Americans with disabilities suffer from 65 to 75 percent unemployment, Sides said.

“It’s an epidemic,” Sides said. “What’s so special about [the fundraiser] is they really have the ability to work and provide for themselves as opposed to being part of a government problem.”

Sides said many people have a perception that people with disabilities cannot work, hurting their cause.

“When you see someone, you tend to judge,” Sides said. “We’re a judgmental society and we judge with our eyes. If you were to see these people in a wheelchair or with a walker and say they can’t work, it’s not true.”

ARS first-graders performed a play titled “The Little Old Lady who was Not Afraid of Anything” as the entertainment of the night. ARS first-grader Cade Fasel said he thought the fundraiser was important.

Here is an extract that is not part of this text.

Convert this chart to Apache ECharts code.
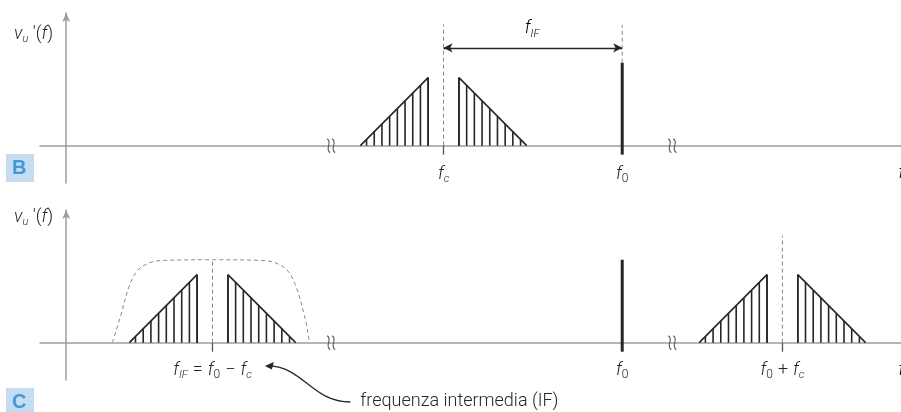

“You should help other people,” he said.

A scented floral cube is selling for $12 and a shoe freshener for $14. 

Keeler stands firmly behind the shoe fresheners. She said that when she had to borrow her husband’s truck for a week recently, she outfitted it with three of them. 

The fresheners were piloted by the University of Maryland’s women’s soccer team, with rave reviews according to Keeler.

“[The coach] said, you don’t know what my locker room smells like now,” Keeler recalled. “It’s wonderful.”